→ **Goal**: Using the material below, copy every line where "this" appears.

→ **Charts and diagrams as code**:
|---|

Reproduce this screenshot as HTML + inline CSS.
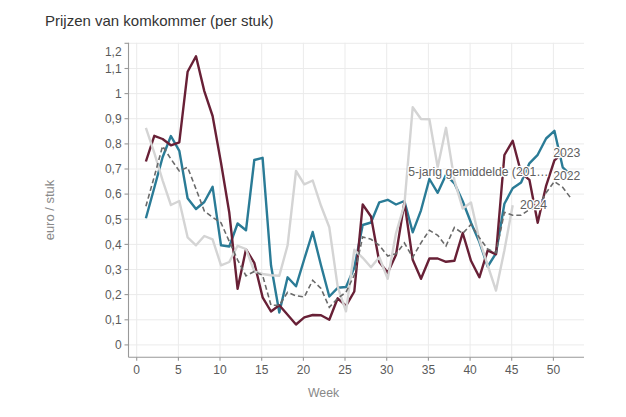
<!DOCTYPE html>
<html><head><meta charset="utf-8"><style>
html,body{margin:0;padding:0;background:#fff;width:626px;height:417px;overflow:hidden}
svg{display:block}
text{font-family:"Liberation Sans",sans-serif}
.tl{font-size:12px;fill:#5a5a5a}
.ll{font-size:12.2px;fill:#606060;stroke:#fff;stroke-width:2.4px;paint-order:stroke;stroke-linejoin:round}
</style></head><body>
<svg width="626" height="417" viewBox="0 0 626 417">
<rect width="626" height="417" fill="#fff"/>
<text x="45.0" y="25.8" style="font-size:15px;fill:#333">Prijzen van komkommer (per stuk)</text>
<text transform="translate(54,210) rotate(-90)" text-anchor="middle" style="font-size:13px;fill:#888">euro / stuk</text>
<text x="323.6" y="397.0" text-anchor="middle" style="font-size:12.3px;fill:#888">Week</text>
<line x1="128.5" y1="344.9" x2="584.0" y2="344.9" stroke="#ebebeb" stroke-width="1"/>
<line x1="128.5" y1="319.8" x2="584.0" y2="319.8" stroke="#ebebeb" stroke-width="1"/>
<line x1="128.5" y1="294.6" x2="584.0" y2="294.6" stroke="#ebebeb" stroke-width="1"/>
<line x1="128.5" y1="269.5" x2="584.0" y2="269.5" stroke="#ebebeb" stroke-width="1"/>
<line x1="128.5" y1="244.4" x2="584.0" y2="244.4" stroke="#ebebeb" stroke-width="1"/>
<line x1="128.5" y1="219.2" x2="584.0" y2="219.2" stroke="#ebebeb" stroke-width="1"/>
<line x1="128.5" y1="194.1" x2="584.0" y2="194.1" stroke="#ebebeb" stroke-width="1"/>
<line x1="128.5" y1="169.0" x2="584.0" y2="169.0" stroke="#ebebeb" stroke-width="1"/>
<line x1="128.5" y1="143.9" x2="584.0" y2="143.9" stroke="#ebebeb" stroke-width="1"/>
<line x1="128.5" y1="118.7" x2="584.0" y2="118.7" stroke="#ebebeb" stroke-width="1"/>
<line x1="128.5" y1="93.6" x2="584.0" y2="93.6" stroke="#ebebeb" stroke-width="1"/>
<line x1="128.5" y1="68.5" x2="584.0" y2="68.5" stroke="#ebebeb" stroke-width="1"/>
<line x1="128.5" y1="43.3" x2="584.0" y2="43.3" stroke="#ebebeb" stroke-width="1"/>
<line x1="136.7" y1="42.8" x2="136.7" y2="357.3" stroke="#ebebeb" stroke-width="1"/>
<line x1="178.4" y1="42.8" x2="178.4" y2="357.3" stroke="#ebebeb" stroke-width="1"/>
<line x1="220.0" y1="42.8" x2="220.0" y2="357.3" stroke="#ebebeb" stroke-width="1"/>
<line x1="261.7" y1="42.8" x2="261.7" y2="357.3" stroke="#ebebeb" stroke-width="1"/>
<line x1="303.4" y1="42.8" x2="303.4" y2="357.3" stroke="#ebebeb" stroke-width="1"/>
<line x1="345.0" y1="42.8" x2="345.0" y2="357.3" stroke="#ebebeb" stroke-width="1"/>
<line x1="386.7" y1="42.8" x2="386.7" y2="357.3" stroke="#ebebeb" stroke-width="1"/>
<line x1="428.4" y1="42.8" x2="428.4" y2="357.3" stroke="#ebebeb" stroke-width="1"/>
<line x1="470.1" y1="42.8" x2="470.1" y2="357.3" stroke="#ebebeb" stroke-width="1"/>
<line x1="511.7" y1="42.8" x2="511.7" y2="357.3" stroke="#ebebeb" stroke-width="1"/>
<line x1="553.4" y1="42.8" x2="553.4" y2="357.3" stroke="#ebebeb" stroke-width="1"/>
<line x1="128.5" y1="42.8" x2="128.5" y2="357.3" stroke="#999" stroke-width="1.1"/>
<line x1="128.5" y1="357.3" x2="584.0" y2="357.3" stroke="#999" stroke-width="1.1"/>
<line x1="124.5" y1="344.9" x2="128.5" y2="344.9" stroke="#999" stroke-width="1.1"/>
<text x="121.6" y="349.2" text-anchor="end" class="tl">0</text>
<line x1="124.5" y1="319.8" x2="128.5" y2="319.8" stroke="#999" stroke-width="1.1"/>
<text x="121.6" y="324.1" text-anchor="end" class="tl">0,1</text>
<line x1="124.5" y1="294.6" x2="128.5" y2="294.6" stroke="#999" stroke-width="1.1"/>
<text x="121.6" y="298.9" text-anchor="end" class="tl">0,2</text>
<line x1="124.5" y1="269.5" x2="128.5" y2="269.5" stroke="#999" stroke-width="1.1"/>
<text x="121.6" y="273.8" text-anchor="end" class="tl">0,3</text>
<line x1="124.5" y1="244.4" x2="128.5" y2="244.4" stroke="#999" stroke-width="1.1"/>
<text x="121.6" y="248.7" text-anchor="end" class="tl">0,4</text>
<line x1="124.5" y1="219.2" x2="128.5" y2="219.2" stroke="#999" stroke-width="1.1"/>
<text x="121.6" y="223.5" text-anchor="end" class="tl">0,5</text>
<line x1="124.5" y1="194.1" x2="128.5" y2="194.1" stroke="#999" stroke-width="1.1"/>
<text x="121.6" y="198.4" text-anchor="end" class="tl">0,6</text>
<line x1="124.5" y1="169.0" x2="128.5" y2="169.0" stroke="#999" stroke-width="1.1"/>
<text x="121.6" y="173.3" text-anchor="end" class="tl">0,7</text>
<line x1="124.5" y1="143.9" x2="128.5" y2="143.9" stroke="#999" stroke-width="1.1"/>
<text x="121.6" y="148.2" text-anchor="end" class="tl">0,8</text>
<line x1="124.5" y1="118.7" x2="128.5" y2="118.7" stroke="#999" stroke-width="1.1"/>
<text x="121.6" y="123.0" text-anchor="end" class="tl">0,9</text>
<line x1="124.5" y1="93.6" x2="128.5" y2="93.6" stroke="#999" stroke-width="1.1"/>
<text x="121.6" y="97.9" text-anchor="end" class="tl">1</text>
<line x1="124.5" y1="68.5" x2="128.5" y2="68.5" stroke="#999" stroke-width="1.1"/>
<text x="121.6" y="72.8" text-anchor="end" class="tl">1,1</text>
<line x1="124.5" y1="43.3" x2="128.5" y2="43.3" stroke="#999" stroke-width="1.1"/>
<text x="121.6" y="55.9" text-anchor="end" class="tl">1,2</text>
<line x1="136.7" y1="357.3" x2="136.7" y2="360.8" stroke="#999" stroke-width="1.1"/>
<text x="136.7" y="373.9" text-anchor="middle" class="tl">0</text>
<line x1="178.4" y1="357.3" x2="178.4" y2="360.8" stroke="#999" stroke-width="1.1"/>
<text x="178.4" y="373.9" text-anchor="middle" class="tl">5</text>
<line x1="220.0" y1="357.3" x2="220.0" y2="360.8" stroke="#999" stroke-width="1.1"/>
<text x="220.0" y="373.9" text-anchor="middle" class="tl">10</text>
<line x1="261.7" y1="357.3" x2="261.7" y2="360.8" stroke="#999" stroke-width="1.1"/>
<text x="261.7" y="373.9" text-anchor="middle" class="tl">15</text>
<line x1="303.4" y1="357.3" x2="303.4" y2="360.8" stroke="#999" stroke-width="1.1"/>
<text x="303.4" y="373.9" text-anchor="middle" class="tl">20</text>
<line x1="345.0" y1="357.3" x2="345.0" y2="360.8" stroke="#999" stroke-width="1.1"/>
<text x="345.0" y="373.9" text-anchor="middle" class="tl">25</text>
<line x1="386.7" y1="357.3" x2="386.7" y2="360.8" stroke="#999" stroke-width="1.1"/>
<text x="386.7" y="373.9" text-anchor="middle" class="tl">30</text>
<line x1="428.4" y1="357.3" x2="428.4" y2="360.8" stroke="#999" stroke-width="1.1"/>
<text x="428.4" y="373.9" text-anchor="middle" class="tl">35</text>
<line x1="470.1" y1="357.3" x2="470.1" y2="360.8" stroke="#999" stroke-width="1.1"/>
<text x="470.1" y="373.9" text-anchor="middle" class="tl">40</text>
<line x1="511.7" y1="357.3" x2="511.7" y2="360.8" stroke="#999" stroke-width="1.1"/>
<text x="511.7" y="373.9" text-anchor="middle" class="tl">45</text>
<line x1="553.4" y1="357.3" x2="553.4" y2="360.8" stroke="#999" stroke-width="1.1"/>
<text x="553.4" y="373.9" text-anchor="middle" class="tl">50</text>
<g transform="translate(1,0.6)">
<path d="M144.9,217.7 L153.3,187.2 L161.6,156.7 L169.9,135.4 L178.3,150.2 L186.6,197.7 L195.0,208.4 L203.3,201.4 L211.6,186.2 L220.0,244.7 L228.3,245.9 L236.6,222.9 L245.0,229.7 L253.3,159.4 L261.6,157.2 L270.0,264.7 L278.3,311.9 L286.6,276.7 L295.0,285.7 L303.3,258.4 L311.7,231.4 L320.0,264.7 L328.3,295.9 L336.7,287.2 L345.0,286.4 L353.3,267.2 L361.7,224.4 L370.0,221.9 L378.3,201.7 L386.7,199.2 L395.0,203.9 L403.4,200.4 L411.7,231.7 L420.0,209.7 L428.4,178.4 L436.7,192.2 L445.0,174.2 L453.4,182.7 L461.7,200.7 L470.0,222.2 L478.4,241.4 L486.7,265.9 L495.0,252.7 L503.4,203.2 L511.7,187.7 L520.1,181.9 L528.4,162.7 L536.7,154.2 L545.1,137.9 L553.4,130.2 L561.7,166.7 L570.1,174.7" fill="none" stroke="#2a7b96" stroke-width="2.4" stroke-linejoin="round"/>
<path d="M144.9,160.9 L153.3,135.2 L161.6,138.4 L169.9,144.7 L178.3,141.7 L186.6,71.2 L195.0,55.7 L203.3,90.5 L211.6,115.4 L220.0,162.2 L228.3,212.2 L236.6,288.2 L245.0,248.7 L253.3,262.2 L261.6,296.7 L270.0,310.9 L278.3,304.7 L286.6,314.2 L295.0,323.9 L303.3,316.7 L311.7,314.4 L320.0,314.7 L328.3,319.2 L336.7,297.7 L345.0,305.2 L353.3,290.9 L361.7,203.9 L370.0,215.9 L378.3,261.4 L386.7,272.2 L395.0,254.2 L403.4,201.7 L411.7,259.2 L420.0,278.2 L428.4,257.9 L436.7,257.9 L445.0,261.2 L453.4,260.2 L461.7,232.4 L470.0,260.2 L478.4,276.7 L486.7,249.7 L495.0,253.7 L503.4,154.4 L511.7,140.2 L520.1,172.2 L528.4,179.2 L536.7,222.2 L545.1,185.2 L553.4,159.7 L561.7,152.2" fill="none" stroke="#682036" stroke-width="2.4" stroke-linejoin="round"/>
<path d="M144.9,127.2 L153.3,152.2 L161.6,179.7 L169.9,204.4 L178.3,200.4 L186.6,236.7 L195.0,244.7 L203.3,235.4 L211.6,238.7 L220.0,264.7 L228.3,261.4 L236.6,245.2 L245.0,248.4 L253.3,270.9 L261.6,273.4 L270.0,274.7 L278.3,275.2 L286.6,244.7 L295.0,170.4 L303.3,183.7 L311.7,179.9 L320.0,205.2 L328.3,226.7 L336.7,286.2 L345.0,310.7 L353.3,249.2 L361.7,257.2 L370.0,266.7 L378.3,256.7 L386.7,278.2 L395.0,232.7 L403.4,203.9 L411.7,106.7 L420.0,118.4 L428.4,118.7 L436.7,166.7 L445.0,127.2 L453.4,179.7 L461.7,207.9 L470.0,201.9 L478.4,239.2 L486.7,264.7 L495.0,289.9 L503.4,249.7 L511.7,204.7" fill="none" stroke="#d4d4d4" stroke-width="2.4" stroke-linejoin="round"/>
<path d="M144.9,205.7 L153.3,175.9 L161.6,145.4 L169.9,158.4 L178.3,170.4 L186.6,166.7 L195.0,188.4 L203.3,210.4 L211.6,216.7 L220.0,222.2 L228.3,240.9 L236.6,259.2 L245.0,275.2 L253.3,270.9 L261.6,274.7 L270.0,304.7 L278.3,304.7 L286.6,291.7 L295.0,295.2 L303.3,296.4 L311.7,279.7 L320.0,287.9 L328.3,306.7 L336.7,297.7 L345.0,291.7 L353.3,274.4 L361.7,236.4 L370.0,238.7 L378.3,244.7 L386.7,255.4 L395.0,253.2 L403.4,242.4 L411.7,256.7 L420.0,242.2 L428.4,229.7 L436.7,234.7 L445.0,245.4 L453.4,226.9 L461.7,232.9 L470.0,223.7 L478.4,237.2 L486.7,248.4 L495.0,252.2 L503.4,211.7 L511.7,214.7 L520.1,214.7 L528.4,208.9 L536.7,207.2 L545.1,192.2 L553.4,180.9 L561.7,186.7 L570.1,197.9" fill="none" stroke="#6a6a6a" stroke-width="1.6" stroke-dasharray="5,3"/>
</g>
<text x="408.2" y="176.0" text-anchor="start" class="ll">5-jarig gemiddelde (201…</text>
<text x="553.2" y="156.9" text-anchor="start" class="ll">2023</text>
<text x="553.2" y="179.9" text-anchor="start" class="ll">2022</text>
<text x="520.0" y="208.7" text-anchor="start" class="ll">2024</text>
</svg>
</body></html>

|---|

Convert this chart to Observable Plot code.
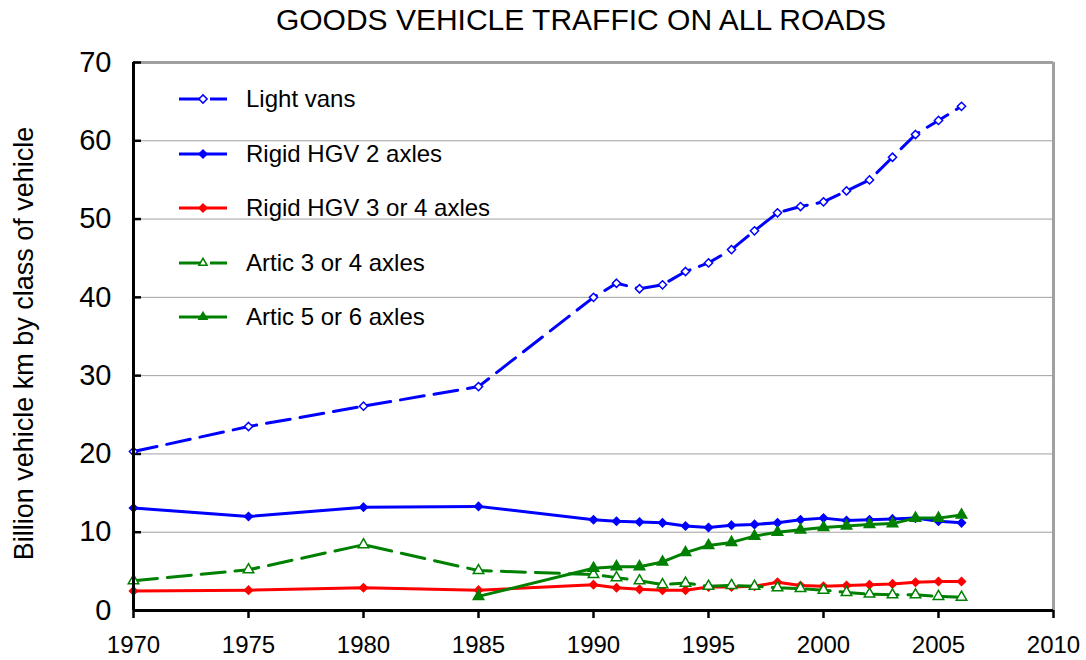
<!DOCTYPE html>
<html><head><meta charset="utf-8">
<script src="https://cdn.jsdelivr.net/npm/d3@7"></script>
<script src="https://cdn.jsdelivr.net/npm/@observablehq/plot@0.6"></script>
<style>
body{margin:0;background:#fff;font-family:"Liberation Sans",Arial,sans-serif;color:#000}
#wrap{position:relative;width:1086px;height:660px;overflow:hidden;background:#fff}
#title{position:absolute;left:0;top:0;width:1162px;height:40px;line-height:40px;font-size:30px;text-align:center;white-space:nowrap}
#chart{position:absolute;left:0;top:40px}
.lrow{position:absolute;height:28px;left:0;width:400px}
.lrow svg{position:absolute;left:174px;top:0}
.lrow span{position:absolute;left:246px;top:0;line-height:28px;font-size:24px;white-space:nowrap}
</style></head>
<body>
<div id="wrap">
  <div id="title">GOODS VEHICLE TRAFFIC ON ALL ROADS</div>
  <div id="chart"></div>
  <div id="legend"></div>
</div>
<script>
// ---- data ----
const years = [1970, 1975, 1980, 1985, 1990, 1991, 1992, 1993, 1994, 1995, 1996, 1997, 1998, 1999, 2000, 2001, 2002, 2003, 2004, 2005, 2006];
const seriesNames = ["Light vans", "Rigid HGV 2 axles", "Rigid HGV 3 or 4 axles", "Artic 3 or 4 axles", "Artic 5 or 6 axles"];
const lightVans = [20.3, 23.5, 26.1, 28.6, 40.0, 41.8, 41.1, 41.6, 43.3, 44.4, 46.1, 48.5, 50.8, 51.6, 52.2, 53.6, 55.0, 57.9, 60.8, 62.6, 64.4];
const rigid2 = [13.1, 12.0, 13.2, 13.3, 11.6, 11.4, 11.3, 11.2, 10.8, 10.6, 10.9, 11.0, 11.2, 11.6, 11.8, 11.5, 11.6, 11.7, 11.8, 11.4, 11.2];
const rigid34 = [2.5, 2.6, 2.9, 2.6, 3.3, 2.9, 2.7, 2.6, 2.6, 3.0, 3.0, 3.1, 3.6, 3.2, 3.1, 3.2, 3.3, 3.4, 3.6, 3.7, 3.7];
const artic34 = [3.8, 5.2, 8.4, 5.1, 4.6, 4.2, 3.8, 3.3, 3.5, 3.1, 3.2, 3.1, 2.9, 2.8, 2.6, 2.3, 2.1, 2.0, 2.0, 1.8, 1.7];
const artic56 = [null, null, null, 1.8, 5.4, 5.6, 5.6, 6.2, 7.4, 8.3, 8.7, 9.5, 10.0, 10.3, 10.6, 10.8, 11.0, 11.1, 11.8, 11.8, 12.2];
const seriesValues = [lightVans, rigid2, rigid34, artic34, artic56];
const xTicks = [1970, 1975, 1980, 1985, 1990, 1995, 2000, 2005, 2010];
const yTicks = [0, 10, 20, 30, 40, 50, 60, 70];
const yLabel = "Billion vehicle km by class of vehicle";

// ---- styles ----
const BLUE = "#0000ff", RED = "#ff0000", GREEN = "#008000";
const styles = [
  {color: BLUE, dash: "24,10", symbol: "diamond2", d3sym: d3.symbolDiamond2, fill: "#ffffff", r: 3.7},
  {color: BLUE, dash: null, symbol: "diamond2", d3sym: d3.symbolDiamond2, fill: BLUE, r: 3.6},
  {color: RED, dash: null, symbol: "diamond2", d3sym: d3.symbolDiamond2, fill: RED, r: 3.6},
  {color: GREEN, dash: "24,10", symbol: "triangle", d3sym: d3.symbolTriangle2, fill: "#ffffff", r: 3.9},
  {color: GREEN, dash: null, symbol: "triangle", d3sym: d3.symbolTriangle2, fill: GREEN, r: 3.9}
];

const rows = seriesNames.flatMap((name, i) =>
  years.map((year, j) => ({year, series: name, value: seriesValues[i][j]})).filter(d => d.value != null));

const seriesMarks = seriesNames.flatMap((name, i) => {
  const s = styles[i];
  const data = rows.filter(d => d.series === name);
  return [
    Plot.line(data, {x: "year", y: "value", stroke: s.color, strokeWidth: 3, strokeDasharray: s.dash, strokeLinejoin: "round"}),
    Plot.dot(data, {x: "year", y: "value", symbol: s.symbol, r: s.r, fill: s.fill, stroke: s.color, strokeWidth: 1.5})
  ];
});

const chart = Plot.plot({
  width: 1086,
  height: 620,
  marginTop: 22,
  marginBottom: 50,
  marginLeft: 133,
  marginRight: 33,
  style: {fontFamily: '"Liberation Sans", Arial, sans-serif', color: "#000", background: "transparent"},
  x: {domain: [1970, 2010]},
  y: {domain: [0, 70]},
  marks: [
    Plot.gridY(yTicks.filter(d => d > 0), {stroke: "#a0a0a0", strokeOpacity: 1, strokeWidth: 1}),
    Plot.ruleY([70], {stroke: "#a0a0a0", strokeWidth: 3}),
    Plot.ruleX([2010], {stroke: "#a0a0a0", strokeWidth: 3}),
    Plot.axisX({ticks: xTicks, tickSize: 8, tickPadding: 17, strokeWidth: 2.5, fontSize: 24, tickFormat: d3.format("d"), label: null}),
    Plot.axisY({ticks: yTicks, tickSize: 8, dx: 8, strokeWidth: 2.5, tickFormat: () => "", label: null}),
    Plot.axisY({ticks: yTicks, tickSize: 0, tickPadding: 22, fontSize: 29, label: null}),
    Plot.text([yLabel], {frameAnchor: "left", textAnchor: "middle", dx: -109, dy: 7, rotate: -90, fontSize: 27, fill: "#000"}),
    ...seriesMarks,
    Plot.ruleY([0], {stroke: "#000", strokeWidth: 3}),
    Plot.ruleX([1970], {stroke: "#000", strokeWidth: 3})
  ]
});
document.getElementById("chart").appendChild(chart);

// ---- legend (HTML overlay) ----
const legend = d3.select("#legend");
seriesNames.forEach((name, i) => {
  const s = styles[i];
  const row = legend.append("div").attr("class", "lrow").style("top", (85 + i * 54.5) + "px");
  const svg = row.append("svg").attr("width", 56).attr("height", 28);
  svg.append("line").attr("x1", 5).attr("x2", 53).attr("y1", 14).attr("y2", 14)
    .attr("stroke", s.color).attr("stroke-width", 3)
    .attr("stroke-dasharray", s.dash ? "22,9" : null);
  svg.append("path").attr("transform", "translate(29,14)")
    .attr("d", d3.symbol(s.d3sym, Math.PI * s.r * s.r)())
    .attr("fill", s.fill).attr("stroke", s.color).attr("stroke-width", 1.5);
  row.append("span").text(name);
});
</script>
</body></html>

|---|

→ **The solution**:
Reproduce this screenshot as HTML + inline CSS.
Convert this chart to Observable Plot code.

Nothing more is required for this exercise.